08/02/2001 11:00PM

Racing museum spreads the word


SARATOGA SPRINGS, N.Y. - Monday's Hall of Fame induction ceremonies for trainers Richard Mandella and Tom Smith, jockey Earlie Fires, and those crack horses Holy Bull, Paseana, and Maskette serves as another reminder that this industry is fortunate to have an outstanding National Museum of Racing.

The impressive ceremonies, which have drawn crowds of increasing size, depict racing in the best possible light, and the response by the honorees is always moving and frequently uplifting.

But the museum is much more than a showcase for the Hall of Fame and its activities. Well-conceived and skillfully presented exhibitions, such as the superb current display on Seabiscuit, help to tell racing's story to the public. Seminars, panel discussions, and lectures on a variety of racing topics, held throughout the year, are educational and entertaining. Museum-organized tours to important racing events, such as the Triple Crown classics and the World Thoroughbred Championships, do much to bolster the bonding process between the museum and the Saratoga community.

The museum has made extensive efforts to spread its presence and messages beyond the geographical bounds of Saratoga. Portable interactive displays are sent to tracks in all parts of the country, and a traveling van with multiple displays plies the highways on an appointment basis. The museum has developed an excellent library of books and audio-visual tapes and has become a major research source for scholars and others with a requirement to know more about racing.

Headed by president John von Stade, a vital staff is constantly seeking out new avenues along which to fulfill its mission. Its success and progress has been recognized by museum groups with a number of awards and grants that enhance its prestige.

One of the most enjoyable features of the museum's historical records is the opportunity to learn more about interesting racing personalities of the past. Eighty trainers have been installed in the Hall of Fame, for example, and among those least known to current generations is a man who was, at one time, an international hero, acclaimed on both sides of the Atlantic. I am alluding to Jacob Pincus, who saddled tobacco magnate Pierre Lorillard's Iroquois to win the 1881 Epsom Derby, the first victory in that classic by an American horse.

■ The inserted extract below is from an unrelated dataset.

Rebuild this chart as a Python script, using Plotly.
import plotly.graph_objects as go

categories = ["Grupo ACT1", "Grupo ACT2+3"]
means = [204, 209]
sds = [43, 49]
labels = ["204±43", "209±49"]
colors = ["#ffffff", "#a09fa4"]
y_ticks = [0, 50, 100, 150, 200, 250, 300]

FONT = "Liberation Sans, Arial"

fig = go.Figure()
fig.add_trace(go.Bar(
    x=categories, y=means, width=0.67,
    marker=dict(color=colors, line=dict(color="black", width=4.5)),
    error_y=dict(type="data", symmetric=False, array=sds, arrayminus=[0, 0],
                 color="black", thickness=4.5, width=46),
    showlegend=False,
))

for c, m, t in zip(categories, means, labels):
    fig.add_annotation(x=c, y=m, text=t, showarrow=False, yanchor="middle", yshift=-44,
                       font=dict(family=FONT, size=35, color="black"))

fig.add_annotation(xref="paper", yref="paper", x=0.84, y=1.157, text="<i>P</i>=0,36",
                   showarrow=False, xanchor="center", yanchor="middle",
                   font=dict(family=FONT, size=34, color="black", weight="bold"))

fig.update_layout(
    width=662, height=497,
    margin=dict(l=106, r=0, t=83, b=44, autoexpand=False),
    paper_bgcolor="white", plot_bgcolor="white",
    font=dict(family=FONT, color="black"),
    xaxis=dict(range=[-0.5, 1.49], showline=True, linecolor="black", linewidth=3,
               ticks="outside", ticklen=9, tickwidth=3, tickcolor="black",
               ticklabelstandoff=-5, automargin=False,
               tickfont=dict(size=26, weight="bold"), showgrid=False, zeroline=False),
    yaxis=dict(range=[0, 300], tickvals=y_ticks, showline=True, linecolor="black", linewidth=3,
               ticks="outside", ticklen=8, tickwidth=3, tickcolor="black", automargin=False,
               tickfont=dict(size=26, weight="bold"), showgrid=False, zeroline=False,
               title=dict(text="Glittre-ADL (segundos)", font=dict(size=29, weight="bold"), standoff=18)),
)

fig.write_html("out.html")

News of the triumph touched off celebrations in cities throughout the U.S.

Pincus, a native of Baltimore, was a 13-year-old factory worker in Louisville, Ky., when he met Dr. J.W. Weldon, who trained a stable of horses at the Crab Orchard course. Small of stature at the time, Pincus was invited to try his hand as an exercise rider. He had the knack and accepted his first mount in New Orleans in 1852, when he was 14. He rode for six years, became a top jockey, but got heavy and had to give it up.

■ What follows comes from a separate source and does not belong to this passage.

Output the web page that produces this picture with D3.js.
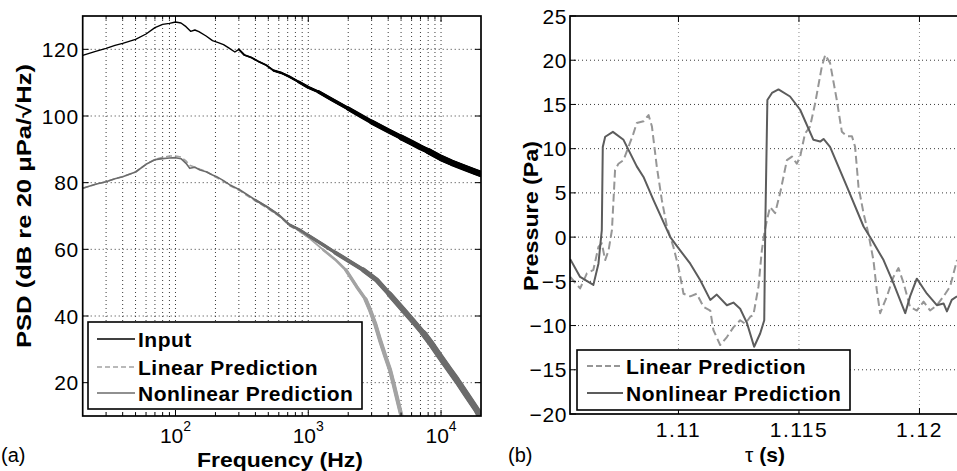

He began training horses in the early 1860's. In 1865, he saddled Richmond to win the second running of the Jersey Derby and the following year was hired by R.A. Alexander, one of America's premier sportsmen. Pincus's reputation grew.

He subsequently trained for August Belmont, one of racing's leaders; for John Chamberlain, whose Tom Ochiltree was a sensation in that era; and for William Astor, whose Vagrant won many stakes under Pincus's direction.

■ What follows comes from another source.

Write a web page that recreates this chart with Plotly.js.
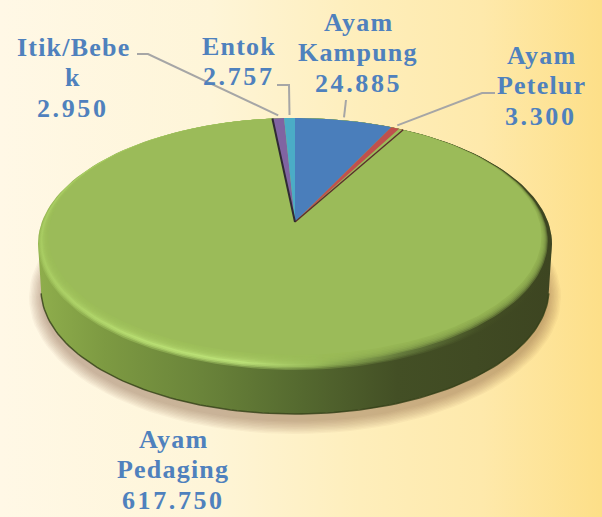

In 1879, Pincus became head trainer of the American division of Lorillard's large stable and in 1880 was sent to England to train the Lorillard horses in that country. One of the promising 2-year-olds was named Iroquois. He was beaten in the 2,000 Guineas the following spring by Peregrine but got his revenge in the Derby at Epsom, a victory that earned he and his trainer a place in racing history.